1767 The Townshend Acts adds duties to the importation of paper, lead, painters' colors, and tea.
1773 The Tea Act is designed to help the nearly bankrupt East India Company by giving it direct access to the American market.
1774 The Coercive Acts are actually a series of acts which include the Port Act, the Massachusetts Regulating Act, and the Quebec Act.
1775 April-The American militia confront British troops at Lexington and Concord.

June 16-The British attempt to break the American defensive line by attacking the militia's fortified positions at Breed's Hill.

August-Washington charters the fishing schooner Hannah to raid British shipping of valuable military supplies.

Fall-Washington gives Benedict Arnold command of an American expedition into Canadian territory.

October 13-Continental Congress establishes a Naval Committee. Celebrated today as the official "birthday" of the U.S. Navy.

1776 Summer-At Lake Champlain, under the command of General Horatio Gates, Benedict Arnold constructs a squadron of sixteen ships.

October 11-At Valcour Island, Lake Champlain, British and American ships face off in a two-day running battle down the lake.

1778 February 6-France signs treaties of alliance and commerce with the United States.

April 24-John Paul Jones, in his Continental Navy sloop, Ranger, defeats British sloop of war Drake.

1779 September 23-John Paul Jones, in the French East Indiaman Bonhomme Richard, defeats the British frigate Serapis.
1781 Summer-General Cornwallis establishes a base of operations at Yorktown, Virginia.

Summer-Admiral de Grasse begins moving his fleet north from the West Indies, bound for the Chesapeake Bay.

Summer-Admiral Sir George Rodney dispatches fourteen British ships in pursuit.

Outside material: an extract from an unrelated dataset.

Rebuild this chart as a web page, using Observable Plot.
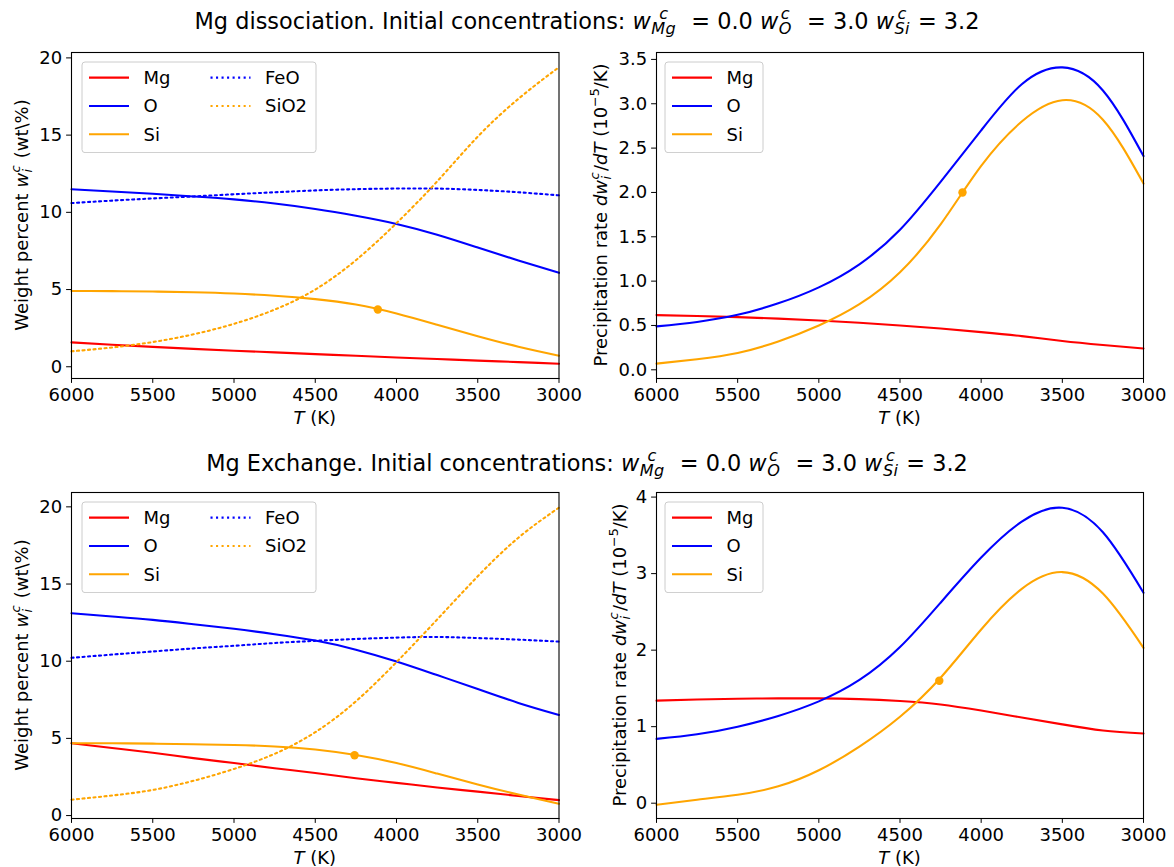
<!DOCTYPE html>
<html><head><meta charset="utf-8">
<script src="https://cdn.jsdelivr.net/npm/d3@7"></script>
<script src="https://cdn.jsdelivr.net/npm/@observablehq/plot@0.6"></script>
<style>
body{margin:0;background:#fff;}
#fig{position:relative;width:1174px;height:867px;font-family:"DejaVu Sans";color:#000;overflow:hidden;background:#fff}
.title{position:absolute;left:0;width:1174px;height:22px;text-align:center;font-size:22.4px;line-height:22px;white-space:pre}
.lab{position:absolute;font-size:18px;line-height:18px;white-space:pre;transform:translate(-50%,-50%)}
.rot{transform:translate(-50%,-50%) rotate(-90deg)}
.ms{display:inline-flex;flex-direction:column;font-size:0.72em;line-height:0.95;vertical-align:0.62em;font-style:italic;margin-left:0.5px;margin-right:1px;letter-spacing:0.02em}
.sup{font-size:0.7em;vertical-align:0.6em}
</style></head><body><div id="fig"></div><script>
// ---------- data ----------
const T = [6000,5750,5500,5250,5000,4750,4500,4250,4000,3750,3500,3250,3000];
const xTicks = [6000,5500,5000,4500,4000,3500,3000];

// Mg dissociation: weight percent
const diss_Mg   = [1.58,1.43,1.29,1.16,1.04,0.93,0.82,0.71,0.60,0.50,0.40,0.30,0.20];
const diss_O    = [11.49,11.35,11.20,11.03,10.84,10.57,10.22,9.78,9.25,8.55,7.72,6.88,6.08];
const diss_Si   = [4.91,4.90,4.87,4.82,4.74,4.60,4.38,4.03,3.45,2.72,1.98,1.30,0.72];
const diss_FeO  = [10.60,10.76,10.90,11.03,11.17,11.30,11.42,11.50,11.54,11.54,11.45,11.30,11.10];
const diss_SiO2 = [1.00,1.25,1.60,2.10,2.78,3.70,5.00,6.90,9.30,12.00,14.90,17.35,19.40];
// Mg dissociation: precipitation rate (1e-5 / K)
const dissR_Mg  = [0.617,0.607,0.594,0.577,0.556,0.530,0.500,0.465,0.425,0.380,0.325,0.280,0.240];
const dissR_O   = [0.49,0.54,0.62,0.75,0.93,1.19,1.58,2.12,2.70,3.22,3.41,3.15,2.41];
const dissR_Si  = [0.07,0.12,0.19,0.32,0.50,0.74,1.10,1.64,2.30,2.80,3.04,2.82,2.10];
const dissMarkT = [4115], dissMarkW = [3.71], dissMarkR = [2.0];

// Mg exchange: weight percent
const exch_Mg   = [4.69,4.38,4.07,3.72,3.40,3.07,2.76,2.42,2.12,1.82,1.55,1.27,1.00];
const exch_O    = [13.11,12.90,12.68,12.40,12.10,11.75,11.34,10.75,9.98,9.10,8.20,7.30,6.52];
const exch_Si   = [4.69,4.68,4.66,4.62,4.57,4.48,4.28,3.92,3.40,2.72,2.02,1.36,0.76];
const exch_FeO  = [10.22,10.43,10.63,10.83,11.00,11.18,11.32,11.44,11.53,11.57,11.50,11.40,11.27];
const exch_SiO2 = [1.03,1.30,1.66,2.25,3.02,4.00,5.40,7.40,9.94,12.70,15.50,18.00,19.95];
// Mg exchange: precipitation rate
const exchR_Mg  = [1.34,1.355,1.365,1.37,1.37,1.36,1.335,1.29,1.21,1.12,1.03,0.95,0.91];
const exchR_O   = [0.84,0.90,1.00,1.14,1.33,1.61,2.04,2.62,3.21,3.68,3.86,3.54,2.75];
const exchR_Si  = [-0.02,0.045,0.11,0.22,0.43,0.74,1.13,1.64,2.27,2.80,3.02,2.74,2.03];
const exchMarkT = [4258], exchMarkW = [3.91], exchMarkR = [1.60];

const RED = "#ff0000", BLUE = "#0000ff", ORANGE = "#ffa500";
const DOT = "2.08,3.44";
const FS = 18;

// ---------- helpers ----------
const fig = document.getElementById("fig");
const ms = (sup, sub) => `<span class="ms"><span>${sup}</span><span>${sub}</span></span>`;
const wLabel = `Weight percent <i>w</i>${ms("c","i")} (wt\\%)`;
const rLabel = `Precipitation rate <i>dw</i>${ms("c","i")}/<i>dT</i> (10<span class="sup">−5</span>/K)`;
const tLabel = `<i>T</i> (K)`;
const titleTail = ` Initial concentrations: <i>w</i>${ms("c","Mg")}  = 0.0 <i>w</i>${ms("c","O")}  = 3.0 <i>w</i>${ms("c","Si")} = 3.2`;

function html(cls, x, y, content) {
  const d = document.createElement("div");
  d.className = cls;
  d.style.left = x + "px";
  d.style.top = y + "px";
  d.innerHTML = content;
  fig.appendChild(d);
}

function panel({left, top, width, mR, series, markT, markV, yDomain, yTicks, yFmt}) {
  const marks = [];
  for (const s of series) {
    const rows = T.map((t, i) => ({T: t, v: s.values[i]}));
    marks.push(Plot.line(rows, {x: "T", y: "v", stroke: s.color, strokeWidth: 2.08, curve: "natural",
      ...(s.dotted ? {strokeDasharray: DOT} : {})}));
  }
  const mrows = markT.map((t, i) => ({T: t, v: markV[i]}));
  marks.push(Plot.dot(mrows, {x: "T", y: "v", r: 4.2, fill: ORANGE, stroke: "none"}));
  marks.push(Plot.axisX({ticks: xTicks, tickFormat: d3.format("d"), tickSize: 4.9, tickPadding: 4.4, fontSize: FS, label: null}));
  marks.push(Plot.axisY({ticks: yTicks, tickFormat: yFmt, tickSize: 4.9, tickPadding: 4.4, fontSize: FS, label: null}));
  marks.push(Plot.frame({stroke: "#000", strokeWidth: 1.1}));
  const svg = Plot.plot({
    width, height: 400,
    marginLeft: 71, marginRight: mR, marginTop: 22, marginBottom: 52,
    x: {domain: [6000, 3000], label: null},
    y: {domain: yDomain, label: null},
    style: {fontFamily: "DejaVu Sans", fontSize: FS + "px", color: "#000", background: "transparent", overflow: "visible"},
    marks
  });
  svg.style.position = "absolute";
  svg.style.left = left + "px";
  svg.style.top = top + "px";
  fig.appendChild(svg);
}

function legend(left, top, w, cols) {
  const h = 90.6;
  const svg = d3.create("svg").attr("width", w + 2).attr("height", h + 2)
    .style("position", "absolute").style("left", (left - 1) + "px").style("top", (top - 1) + "px")
    .style("font-family", "DejaVu Sans").style("font-size", FS + "px");
  svg.append("rect").attr("x", 1).attr("y", 1).attr("width", w).attr("height", h).attr("rx", 3)
    .attr("fill", "rgba(255,255,255,0.8)").attr("stroke", "#cccccc").attr("stroke-width", 1);
  const rowsY = [15.6, 44, 72.3];
  cols.forEach((col, c) => {
    const x0 = 1 + 7 + c * 121.5;
    col.forEach((e, r) => {
      const y = 1 + rowsY[r];
      svg.append("line").attr("x1", x0).attr("x2", x0 + 40).attr("y1", y).attr("y2", y)
        .attr("stroke", e.color).attr("stroke-width", 2.08).attr("stroke-dasharray", e.dotted ? DOT : null);
      svg.append("text").attr("x", x0 + 54.5).attr("y", y).attr("dy", "0.36em").text(e.label);
    });
  });
  fig.appendChild(svg.node());
}

const fmtInt = d3.format("d"), fmt1 = d3.format(".1f");

function scenario(top, W, R, mT, mW, mR, ylo, yhi, rlo, rhi, rTicks, rFmt) {
  panel({left: 0, top, width: 585, mR: 26.5,
    series: [
      {values: W.Mg, color: RED}, {values: W.O, color: BLUE}, {values: W.Si, color: ORANGE},
      {values: W.FeO, color: BLUE, dotted: true}, {values: W.SiO2, color: ORANGE, dotted: true}],
    markT: mT, markV: mW, yDomain: [ylo, yhi], yTicks: [0,5,10,15,20], yFmt: fmtInt});
  panel({left: 585, top, width: 589, mR: 31,
    series: [{values: R.Mg, color: RED}, {values: R.O, color: BLUE}, {values: R.Si, color: ORANGE}],
    markT: mT, markV: mR, yDomain: [rlo, rhi], yTicks: rTicks, yFmt: rFmt});
}

scenario(30, {Mg: diss_Mg, O: diss_O, Si: diss_Si, FeO: diss_FeO, SiO2: diss_SiO2},
  {Mg: dissR_Mg, O: dissR_O, Si: dissR_Si}, dissMarkT, dissMarkW, dissMarkR,
  -0.76, 20.35, -0.098, 3.578, [0,0.5,1,1.5,2,2.5,3,3.5], fmt1);
scenario(470, {Mg: exch_Mg, O: exch_O, Si: exch_Si, FeO: exch_FeO, SiO2: exch_SiO2},
  {Mg: exchR_Mg, O: exchR_O, Si: exchR_Si}, exchMarkT, exchMarkW, exchMarkR,
  -0.19, 20.93, -0.2, 4.06, [0,1,2,3,4], fmtInt);

// legends
const legW = [[{label:"Mg",color:RED},{label:"O",color:BLUE},{label:"Si",color:ORANGE}],
              [{label:"FeO",color:BLUE,dotted:true},{label:"SiO2",color:ORANGE,dotted:true}]];
const legR = [[{label:"Mg",color:RED},{label:"O",color:BLUE},{label:"Si",color:ORANGE}]];
legend(81.5, 61.7, 234, legW);
legend(665, 61.7, 98, legR);
legend(81.5, 501.7, 234, legW);
legend(665, 501.7, 98, legR);

// titles and axis labels
html("title", 0, 6, "Mg dissociation." + titleTail);
html("title", 0, 448, "Mg Exchange." + titleTail);
html("lab", 314.75, 418, tLabel);
html("lab", 899.5, 418, tLabel);
html("lab", 314.75, 858, tLabel);
html("lab", 899.5, 858, tLabel);
html("lab rot", 22, 215, wLabel);
html("lab rot", 600, 215, rLabel);
html("lab rot", 22, 655, wLabel);
html("lab rot", 619, 655, rLabel);
</script></body></html>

August 21-Washington's army begins moving south from New York to confront Cornwallis at Yorktown.

August 29-French fleet arrives in Virginia, anchoring in the mouth of the Chesapeake Bay. French troops land to hold Cornwallis at Yorktown. Washington's men are ferried by the French from the northern bay. Now Cornwallis is effectively trapped.

September 5-British fleet arrives at mouth of the Chesapeake Bay. At 3:45 P.M., the two fleets face off in a confrontation known as the Battle of the Capes. The French successfully protect the Chesapeake Bay from the British.

October 22-Cornwallis surrenders to Washington at Yorktown.

1789 Henry Knox is appointed first secretary of war by George Washington.
1793 Without the protection of the British navy, losses of American shipping to the Algerine pirates grow at an alarming rate.
1794 March 18-Congress passes An Act to Provide for a Naval Armament, authorizing the creation of a fleet of six ships to be used against the Algerine pirates.

Jay's Treaty of 1794. America and Great Britain sign the Jay Treaty.

1795 Construction begins on the six frigates authorized by the 1794 Naval Armament Act at various American ports along the Atlantic seaboard.

Angered by Jay's Treaty, French vessels begin to seize American ships on the high seas.

1796 March-A peace accord is signed between the United States and the Dey of Algiers.

President John Adams dispatches a special commission to France to renegotiate trade treaties with the French Republic.

May 10-United States, the first of six frigates authorized by the 1794 Naval Armament Act, is launched in Philadelphia.

1798 March-After a year of fruitless negotiations the American commission to France returns empty-handed.

March-President Adams notifies Congress of the commission's failure, producing proof of bribes requested by French officials. The incident is named the XYZ Affair.

April 27-A new naval appropriations bill passes Congress. It calls for the building or purchase of twelve ships of war, the raising of a naval officers corps, and the creation of a budget of $950,000. Benjamin Stoddert is appointed to administer this new office.

May-Congress authorizes U.S. warships to seize "armed vessels under authority or pretense of authority from the Republic of France" when they are found operating in American coastal waters.

July-Captain Stephen Decatur, Sr., in the 20-gun schooner Delaware, encounters French privateering ship Croyable and wins the first encounter of the Quasi-War by capturing the enemy.

1799 February 9-Constellation, commanded by Thomas Truxton, defeats French ship L'Insurgente in the Leeward Islands of the Caribbean.